Ik kijk met opgetrokken wenkbrauwen naar Callie. Ze haalt haar schouders op.
‘Er zit hem blijkbaar iets dwars. Hij zag er heel kwaad uit toen we hier aankwamen.’ Ze tuurt een tijdje in zijn richting, maar schudt dan haar hoofd. ‘Ik zou hem voorlopig maar even met rust laten, honey-love.’
Ik kijk naar de schaduwen waarin Alan zit en wil iets doen. Callie heeft echter gelijk. Bovendien moet ik eerst op de hoogte worden gebracht.
‘Vertel me alles,’ zeg ik dus. ‘Wat hebben we?’
Terwijl ik dit zeg kijk ik naar James. Hij staart terug en ik zie een vijandige blik oplaaien in zijn ogen. De afkeuring straalt van hem af.
‘Jij hoort hier helemaal niet te zijn,’ zegt hij.
Ik sla mijn armen over elkaar en kijk hem aan. ‘Tja, en toch zit ik hier.’
‘Het is een overtreding van de vaste procedure. Je vormt in dit onderzoek een risico voor ons.’ Hij schudt zijn hoofd. ‘Waarschijnlijk heb je niet eens toestemming van je psychiater.’
Callie zwijgt en daar ben ik haar dankbaar voor. Dit is een belangrijk moment, iets wat ik zelf moet oplossen.
‘AD Jones heeft me toestemming verleend.’ Ik kijkt hem fronsend aan. ‘Jezus, James. Annie King was een vriendin van me.’
Hij zwaait met een vinger naar me. ‘Nog een reden waarom je hier niet hoort te zijn. Je had een persoonlijke band met het slachtoffer en de kans is groot dat je het onderzoek verkloot.’
Een deel van me realiseert zich dat een buitenstaander die dit hoort ontzet zou reageren. Hij zou niet kunnen geloven dat James zegt wat hij zojuist heeft gezegd. Ik ben er immuun voor geworden – tot op zekere hoogte. Dit is James. Dit is hoe hij is en wat hij doet. Bovendien werkt het bij mij. Ik voel dat diep in me iets zich roert. De vertrouwde, kille afstandelijkheid die ik altijd gebruikte in mijn omgang met James, om hem op zijn plaats te zetten. Ik hou dit gevoel vast en laat het in mijn ogen zichtbaar worden.
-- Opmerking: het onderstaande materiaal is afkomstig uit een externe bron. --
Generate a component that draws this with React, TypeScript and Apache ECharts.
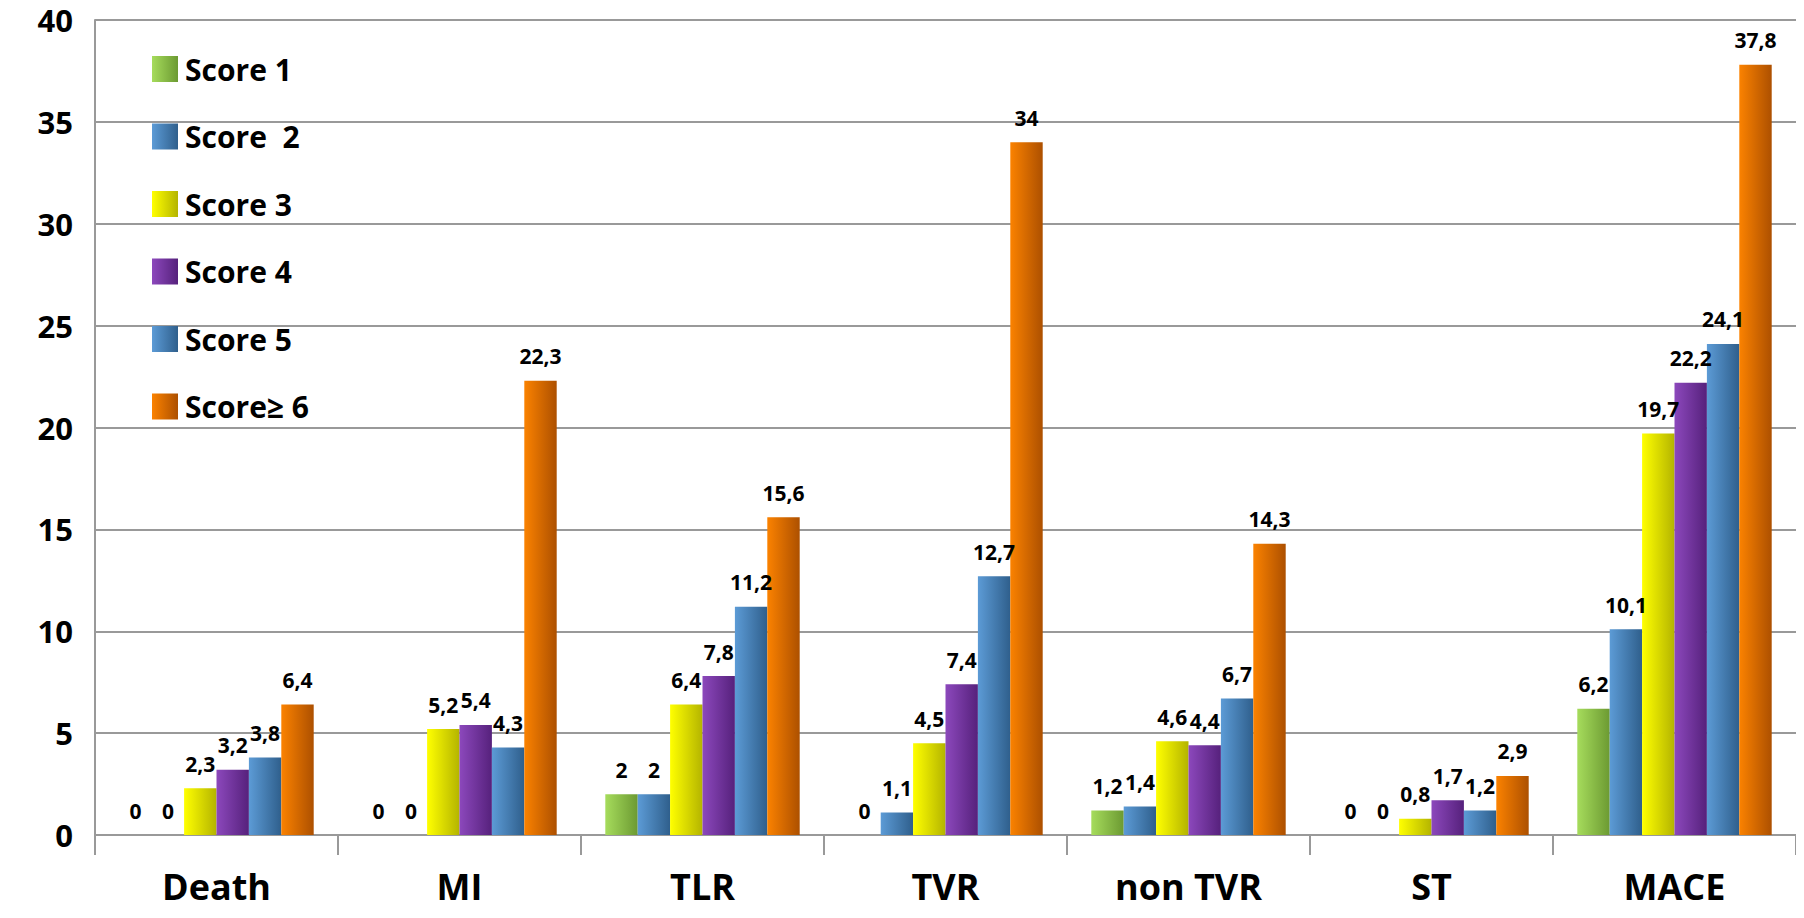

‘Ik ben hier. Ik ga niet weg. Zet je eroverheen en vertel me de details. Hou op met dat gezeik.’
Hij zwijgt even en bestudeert me. Ik zie dat hij zich iets ontspant. Hij schudt nogmaals afkeurend zijn hoofd, maar ik weet dat hij zich gewonnen heeft gegeven. ‘Prima. Maar laat gezegd zijn dat ik dit een flagrante overtreding van het fbi- beleid vind.’
‘Het staat genoteerd.’ Mijn stem is een mes van sarcasme dat bot wordt tegen zijn onverschilligheid.
‘Goed.’ Nu zie ik dat zijn ogen wat wazig worden. Hij heeft geen dossier voor zich liggen, maar dat computergestuurde brein van hem heeft alle feiten paraat. ‘Haar lichaam is gisteren gevonden. Ze gaan ervan uit dat ze drie dagen eerder is vermoord.’